In the past 10 years or so, following archaeological excavations at the site of his factory, scholars have recognized that Bartlam’s porcelain was the first to be produced in America, predating the better-known Bonnin and Morris wares made in Philadelphia from 1770 to 1772. This Salisbury auction house was therefore offering what is thought to be the oldest known American porcelain teapot.
“It’s extraordinarily important for many, many reasons,” said Alice Cooney Frelinghuysen, the Anthony W. and Lulu C. Wang curator of American decorative arts in the American Wing of the Met. The teapot’s use of local clays “represents the entrepreneurial spirit of 18th-century America,” Ms. Frelinghuysen said.
“It proclaims Bartlam’s success in mastering the medium,” she added. “Porcelain was the holy grail of ceramics.”
And so what may well be the oldest porcelain teapot made in America went up for auction in Salisbury, England, with a modest pre-sale estimate of £10,000 to £20,000 (ca. $14,000-28,000). Interest in this exceptionally rare piece was high and after the last two bidders duked it out, the teapot sold for a hammer price of £460,000 (about $637,000). Once you add the fees, the $20 find cost the new owner £575,000, about $806,000. The winning bid was made by London art dealer Rod Jellicoe, beating out an American private collector for the coveted prize. The film of the lot being sold is downright gripping, the way the bids skyrocket while the auctioneer tries to keep a handle on her own excitement.
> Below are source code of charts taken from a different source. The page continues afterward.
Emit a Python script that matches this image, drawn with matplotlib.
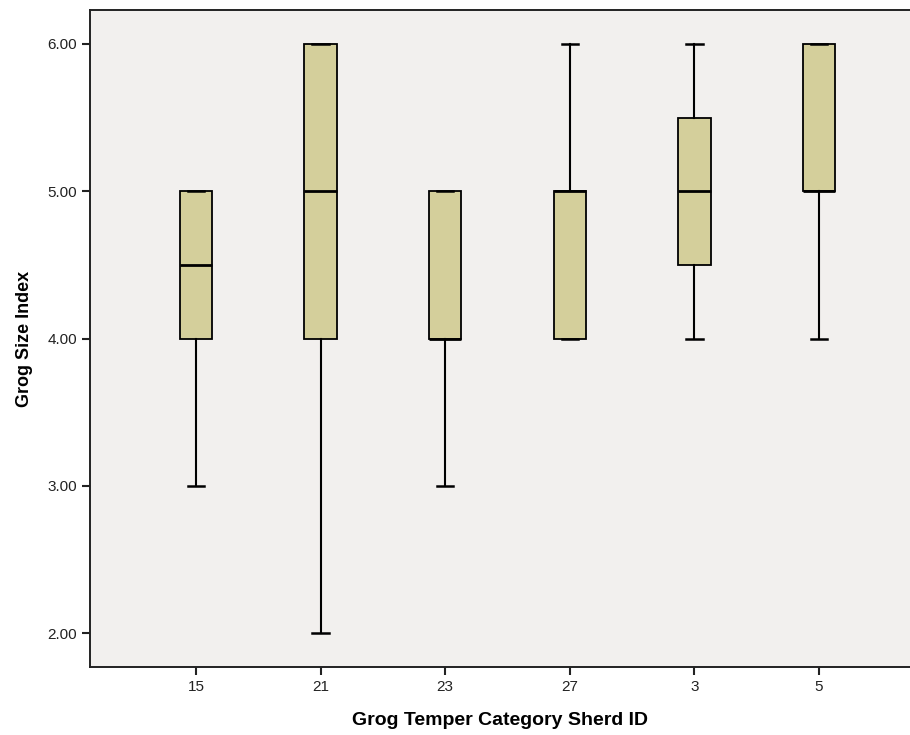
import numpy as np
import matplotlib.pyplot as plt

# Grog size index per sherd
sherd_ids = ['15', '21', '23', '27', '3', '5']
whisker_low = [3.0, 2.0, 3.0, 4.0, 4.0, 4.0]
q1 = [4.0, 4.0, 4.0, 4.0, 4.5, 5.0]
medians = [4.5, 5.0, 4.0, 5.0, 5.0, 5.0]
q3 = [5.0, 6.0, 5.0, 5.0, 5.5, 6.0]
whisker_high = [5.0, 6.0, 5.0, 6.0, 6.0, 6.0]

stats = []
for i in range(len(sherd_ids)):
    stats.append({'label': sherd_ids[i], 'whislo': whisker_low[i], 'q1': q1[i],
                  'med': medians[i], 'q3': q3[i], 'whishi': whisker_high[i],
                  'fliers': []})

plt.rcParams['font.family'] = ['Liberation Sans', 'DejaVu Sans']

fig = plt.figure(figsize=(9.1, 7.35), dpi=100)
ax = fig.add_axes([90 / 910, 68 / 735, 1 - 90 / 910, (667 - 10) / 735])
ax.set_facecolor('#f2f0ee')

ax.bxp(stats, positions=np.arange(len(sherd_ids)), widths=0.26, capwidths=0.13,
       patch_artist=True, showfliers=False,
       boxprops=dict(facecolor='#d4cf9b', edgecolor='black', linewidth=1.3),
       medianprops=dict(color='black', linewidth=2),
       whiskerprops=dict(color='black', linewidth=1.5),
       capprops=dict(color='black', linewidth=1.8))

ax.set_xlim(-0.85, 5.73)
ax.set_ylim(1.77, 6.23)
ax.set_yticks([2, 3, 4, 5, 6])
ax.set_yticklabels(['%.2f' % v for v in [2, 3, 4, 5, 6]])
ax.set_xticks(np.arange(len(sherd_ids)))
ax.set_xticklabels(sherd_ids)

ax.spines['right'].set_visible(False)
for s in ['left', 'bottom', 'top']:
    ax.spines[s].set_linewidth(1.4)
    ax.spines[s].set_color('#222222')
ax.tick_params(direction='out', length=6, width=1.5, labelsize=11, colors='#222222')

ax.set_xlabel('Grog Temper Category Sherd ID', fontsize=14, fontweight='bold', labelpad=13)
ax.set_ylabel('Grog Size Index', fontsize=13, fontweight='bold', labelpad=10)

fig.savefig('out.png', dpi=100, facecolor='white')
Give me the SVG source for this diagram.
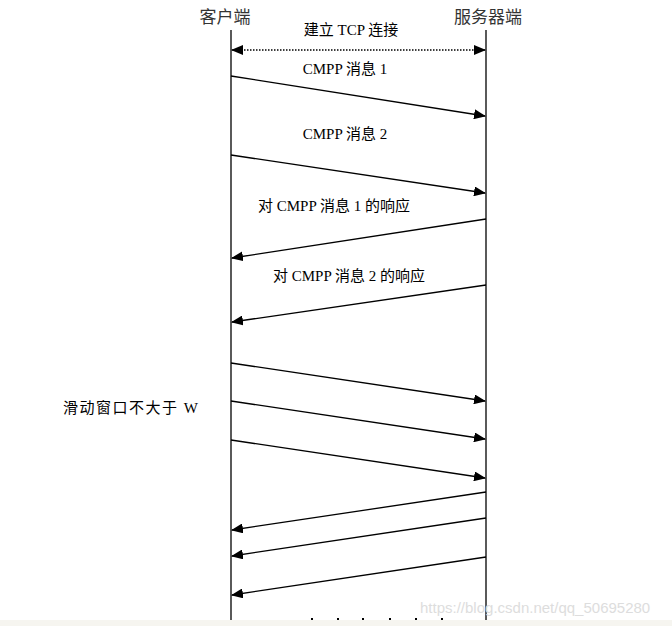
<svg xmlns="http://www.w3.org/2000/svg" width="672" height="626" viewBox="0 0 672 626">
<style>
.t{font-family:"Liberation Serif","Noto Sans CJK SC",serif;fill:#000;}
.h{font-size:17px;fill:#333;}
.m{font-size:15px;}
.life{stroke:#000;stroke-width:1.3;}
.msg{stroke:#000;stroke-width:1.3;fill:none;marker-end:url(#ah);}
.wm{font-family:"Liberation Sans",sans-serif;font-size:15px;fill:#ddd;}
</style>
<defs>
<marker id="ah" viewBox="0 0 12 10" refX="11" refY="5" markerWidth="12" markerHeight="10" markerUnits="userSpaceOnUse" orient="auto-start-reverse">
<path d="M0,0 L12,5 L0,10 z" fill="#000"/>
</marker>
</defs>
<rect width="672" height="626" fill="#fff"/>
<rect x="0" y="620" width="672" height="6" fill="#f6f5f0"/>
<g id="client">
<text class="t h" x="225" y="23" text-anchor="middle">客户端</text>
<line class="life" x1="231" y1="30" x2="231" y2="620"/>
</g>
<g id="server">
<text class="t h" x="488" y="23" text-anchor="middle">服务器端</text>
<line class="life" x1="486" y1="30" x2="486" y2="620"/>
</g>
<g id="window-label">
<text class="t m" x="63" y="413" letter-spacing="1.5">滑动窗口不大于 W</text>
</g>
<g id="connectors">
<line x1="232" y1="50" x2="485" y2="50" stroke="#000" stroke-width="1.3" stroke-dasharray="1.5,1.5" marker-start="url(#ah)" marker-end="url(#ah)"/>
<line class="msg" x1="231" y1="76" x2="485" y2="116"/>
<line class="msg" x1="231" y1="155" x2="485" y2="193"/>
<line class="msg" x1="486" y1="219" x2="232" y2="258"/>
<line class="msg" x1="486" y1="285" x2="232" y2="322"/>
<line class="msg" x1="231" y1="363" x2="485" y2="401"/>
<line class="msg" x1="231" y1="401" x2="485" y2="439"/>
<line class="msg" x1="231" y1="440" x2="485" y2="478"/>
<line class="msg" x1="486" y1="492" x2="232" y2="530"/>
<line class="msg" x1="486" y1="518" x2="232" y2="556"/>
<line class="msg" x1="486" y1="557" x2="232" y2="595"/>
</g>
<g id="labels">
<text class="t m" x="351" y="35" text-anchor="middle">建立 TCP 连接</text>
<text class="t m" x="345" y="74" text-anchor="middle">CMPP 消息 1</text>
<text class="t m" x="345" y="139" text-anchor="middle">CMPP 消息 2</text>
<text class="t m" x="334" y="211" text-anchor="middle">对 CMPP 消息 1 的响应</text>
<text class="t m" x="349" y="281" text-anchor="middle">对 CMPP 消息 2 的响应</text>
</g>
<g id="dots" fill="#000">
<rect x="311" y="618" width="2" height="2"/>
<rect x="337" y="618" width="2" height="2"/>
<rect x="362" y="618" width="2" height="2"/>
<rect x="389" y="618" width="2" height="2"/>
<rect x="415" y="618" width="2" height="2"/>
<rect x="441" y="618" width="2" height="2"/>
</g>
<text class="wm" x="420" y="613">https://blog.csdn.net/qq_50695280</text>
</svg>
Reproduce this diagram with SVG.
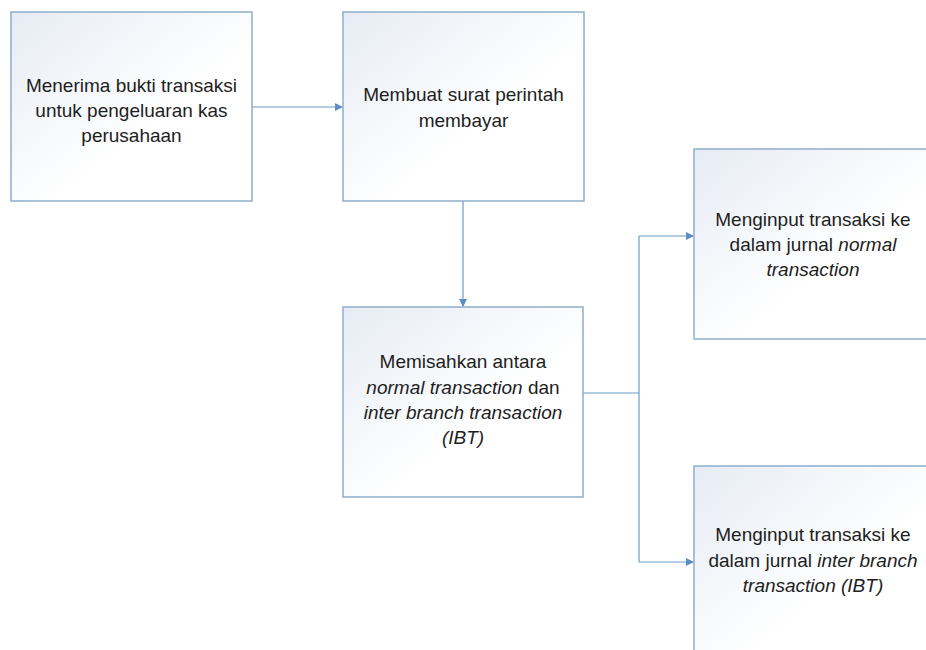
<svg xmlns="http://www.w3.org/2000/svg" width="926" height="650" viewBox="0 0 926 650">
<defs>
<linearGradient id="g" x1="0" y1="0" x2="1" y2="1">
<stop offset="0" stop-color="#e6ecf4"/>
<stop offset="0.6" stop-color="#ffffff"/>
<stop offset="1" stop-color="#ffffff"/>
</linearGradient>
<marker id="arr" markerWidth="8" markerHeight="8" refX="7" refY="4" orient="auto" markerUnits="userSpaceOnUse">
<path d="M0,0 L8,4 L0,8 Z" fill="#5b8fc4"/>
</marker>
<style>
.box{fill:url(#g);stroke:#8eaecb;stroke-width:1.5}
.t{font-family:"Liberation Sans",Arial,sans-serif;font-size:19px;fill:#1e1e1e;text-anchor:middle}
.i{font-style:italic}
.c{fill:none;stroke:#6a9bcb;stroke-width:1.2}
</style>
</defs>
<rect width="926" height="650" fill="#ffffff"/>
<g id="connectors">
<path class="c" d="M252,107 L342,107" marker-end="url(#arr)"/>
<path class="c" d="M463,201 L463,306" marker-end="url(#arr)"/>
<path class="c" d="M583,393 L639,393"/>
<path class="c" d="M639,236 L639,562"/>
<path class="c" d="M639,236 L693,236" marker-end="url(#arr)"/>
<path class="c" d="M639,562 L693,562" marker-end="url(#arr)"/>
</g>
<g id="n1">
<rect class="box" x="11" y="12" width="241" height="189"/>
<text class="t" x="131.5" y="92">Menerima bukti transaksi</text>
<text class="t" x="131.5" y="117">untuk pengeluaran kas</text>
<text class="t" x="131.5" y="142">perusahaan</text>
</g>
<g id="n2">
<rect class="box" x="343" y="12" width="241" height="189"/>
<text class="t" x="463.5" y="101">Membuat surat perintah</text>
<text class="t" x="463.5" y="127">membayar</text>
</g>
<g id="n3">
<rect class="box" x="343" y="307" width="240" height="190"/>
<text class="t" x="463" y="368">Memisahkan antara</text>
<text class="t" x="463" y="394"><tspan class="i">normal transaction</tspan> dan</text>
<text class="t" x="463" y="419"><tspan class="i">inter branch transaction</tspan></text>
<text class="t" x="463" y="444"><tspan class="i">(IBT)</tspan></text>
</g>
<g id="n4">
<rect class="box" x="694" y="149" width="242" height="190"/>
<text class="t" x="813" y="226">Menginput transaksi ke</text>
<text class="t" x="813" y="251">dalam jurnal <tspan class="i">normal</tspan></text>
<text class="t" x="813" y="276"><tspan class="i">transaction</tspan></text>
</g>
<g id="n5">
<rect class="box" x="694" y="466" width="242" height="200"/>
<text class="t" x="813" y="541">Menginput transaksi ke</text>
<text class="t" x="813" y="567">dalam jurnal <tspan class="i">inter branch</tspan></text>
<text class="t" x="813" y="592"><tspan class="i">transaction (IBT)</tspan></text>
</g>
</svg>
Jellicoe turns out to have been representing the Metropolitan Museum of Art, so the piece is homeward bound, assuming there are no contretemps securing an export license. It would be an interesting argument for the Culture Minister to make, that the teapot made in what was then a British colony is of national significance and British museums should be given the chance to acquire it even though that would prevent its return to its native land. I doubt it would happen. Britain is lousy with historic teapots. This one’s significance is specific to its origin in what is now the US.